The stock trades at 14 times earnings, whether investors consider the company’s trailing results or analyst forecasts for 2014, and therefore is priced about even with Freeport-McMoRan Copper & Gold Inc. (NYSE:FCX) going by that company’s most recent quarterly results. Integration risk would be lower here, though investors would have to consider whether that is more or less a concern than a purer focus on copper (which is sensitive to macro conditions). Despite low leverage Southern Copper Corp (NYSE:SCCO)’s beta is 1.8.

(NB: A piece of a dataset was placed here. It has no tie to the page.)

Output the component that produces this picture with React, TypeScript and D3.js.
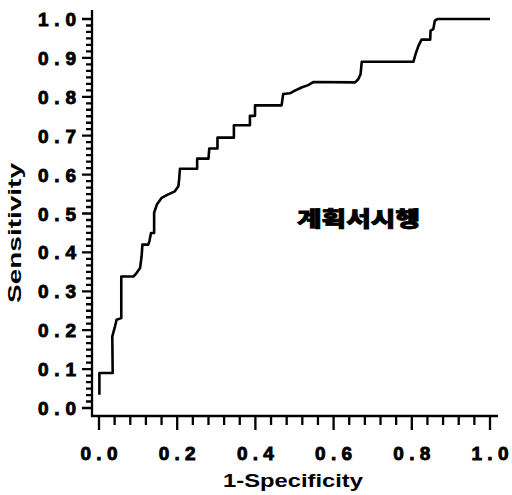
import React from "react";
import * as d3 from "d3";

// ROC curve vertices (1-specificity, sensitivity)
const fpr = [
  0.001, 0.001, 0.035, 0.034, 0.041, 0.045, 0.057, 0.057, 0.088, 0.096, 0.105, 0.109, 0.111,
  0.126, 0.129, 0.133, 0.141, 0.141, 0.148, 0.16, 0.177, 0.194, 0.203, 0.205, 0.207, 0.251,
  0.251, 0.28, 0.282, 0.303, 0.303, 0.345, 0.345, 0.386, 0.386, 0.399, 0.399, 0.467, 0.471,
  0.488, 0.501, 0.518, 0.535, 0.548, 0.655, 0.663, 0.669, 0.672, 0.804, 0.811, 0.817, 0.825,
  0.847, 0.848, 0.855, 0.859, 0.866, 1.0,
];
const tpr = [
  0.034, 0.09, 0.09, 0.184, 0.21, 0.227, 0.231, 0.338, 0.338, 0.347, 0.36, 0.39, 0.42,
  0.42, 0.429, 0.45, 0.45, 0.502, 0.523, 0.54, 0.549, 0.557, 0.57, 0.588, 0.615, 0.615,
  0.641, 0.641, 0.667, 0.667, 0.695, 0.695, 0.727, 0.727, 0.751, 0.751, 0.778, 0.778, 0.807,
  0.809, 0.816, 0.824, 0.83, 0.838, 0.837, 0.845, 0.858, 0.89, 0.89, 0.914, 0.931, 0.947,
  0.947, 0.97, 0.974, 0.996, 1.0, 1.0,
];
const tickLabels = ["0.0", "0.1", "0.2", "0.3", "0.4", "0.5", "0.6", "0.7", "0.8", "0.9", "1.0"];
const xTickLabels = ["0.0", "0.2", "0.4", "0.6", "0.8", "1.0"];
const groupLabel = "계획서시행";

const font = "'Liberation Sans', Arial, sans-serif";

export default function App() {
  const width = 512, height = 495;
  const x = d3.scaleLinear().domain([0, 1]).range([99, 490]);
  const y = d3.scaleLinear().domain([0, 1]).range([408, 19]);
  const axisX = 92, axisY = 416;

  const yMinor = d3.range(0, 61).map((i) => i / 60);
  const xMinor = d3.range(0, 26).map((i) => i * 0.04);

  const pts = fpr.map((f, i) => [f, tpr[i]] as [number, number]);
  const line = d3.line<[number, number]>().x((d) => x(d[0])).y((d) => y(d[1]));

  // axis frame plus all tick marks in one path
  const p = d3.path();
  p.moveTo(axisX, 10);
  p.lineTo(axisX, axisY);
  p.lineTo(498, axisY);
  yMinor.forEach((d) => { p.moveTo(axisX - 6, y(d)); p.lineTo(axisX, y(d)); });
  tickLabels.forEach((d) => { p.moveTo(axisX - 10, y(+d)); p.lineTo(axisX, y(+d)); });
  xMinor.forEach((d) => { p.moveTo(x(d), axisY); p.lineTo(x(d), axisY + 9); });
  xTickLabels.forEach((d) => { p.moveTo(x(+d), axisY); p.lineTo(x(+d), axisY + 14); });

  return (
    <svg width={width} height={height}
      style={{ position: "absolute", left: 0, top: 0, display: "block" }}>
      <path d={p.toString()} stroke="#000" strokeWidth={2.3} fill="none" />

      {tickLabels.map((d) => (
        <text key={"yl" + d} x={76} y={y(+d) + 7} textAnchor="end"
          textLength={38} lengthAdjust="spacing" stroke="#000" strokeWidth={0.9}
          fontFamily={font} fontWeight="bold" fontSize={19}>{d}</text>
      ))}
      {xTickLabels.map((d) => (
        <text key={"xl" + d} x={x(+d)} y={460} textAnchor="middle"
          textLength={37} lengthAdjust="spacing" stroke="#000" strokeWidth={0.9}
          fontFamily={font} fontWeight="bold" fontSize={19}>{d}</text>
      ))}

      {/* axis titles */}
      <text x={293} y={487} textAnchor="middle" textLength={140} lengthAdjust="spacingAndGlyphs"
        fontFamily={font} fontWeight="bold" fontSize={18}>1-Specificity</text>
      <text transform="translate(21,233) rotate(-90)" textAnchor="middle" textLength={140}
        lengthAdjust="spacingAndGlyphs" fontFamily={font} fontWeight="bold" fontSize={18}>
        Sensitivity
      </text>

      {/* ROC curve */}
      <path d={line(pts) ?? ""} fill="none" stroke="#000" strokeWidth={2.6} strokeLinejoin="round" />

      {/* group label */}
      <text x={297} y={226} textLength={123} lengthAdjust="spacingAndGlyphs" stroke="#000"
        strokeWidth={0.8} fontFamily="'Noto Sans CJK KR', sans-serif" fontWeight={900}
        fontSize={21}>{groupLabel}</text>
    </svg>
  );
}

Another peer for Freeport-McMoRan Copper & Gold Inc. (NYSE:FCX) is Newmont Mining Corp (NYSE:NEM), a $15 billion market cap miner with a focus on gold. Newmont is down over 30% in the last year, as gold prices have fallen and markets have hammered gold miners as a result. Revenue has also been down here, going by recent reports, and in fact adjusted earnings were negative in the second quarter of the year. Wall Street analysts believe the company will recover next year, and so Newmont is valued at 14 times forward earnings estimates, though of course this would likely be dependent on gold prices rallying from current levels.

Any of these miners would be risky buys, and none of them is cheap enough based on recent results- using Freeport-McMoRan Copper & Gold Inc. (NYSE:FCX)’s Q2 rather than the full trailing twelve month numbers- to be a pure value stock. There are still three plausible long theses for the company- a lack of change in the dividend and therefore the maintenance of a high yield, improved margins from better integrating the oil and gas acquisitions, and the possibility of commodity prices recovering- though it’s understandable that investors might prefer to avoid buying the stock at this time on the basis of commodity risk.

Disclosure: I own no shares of any stocks mentioned in this article.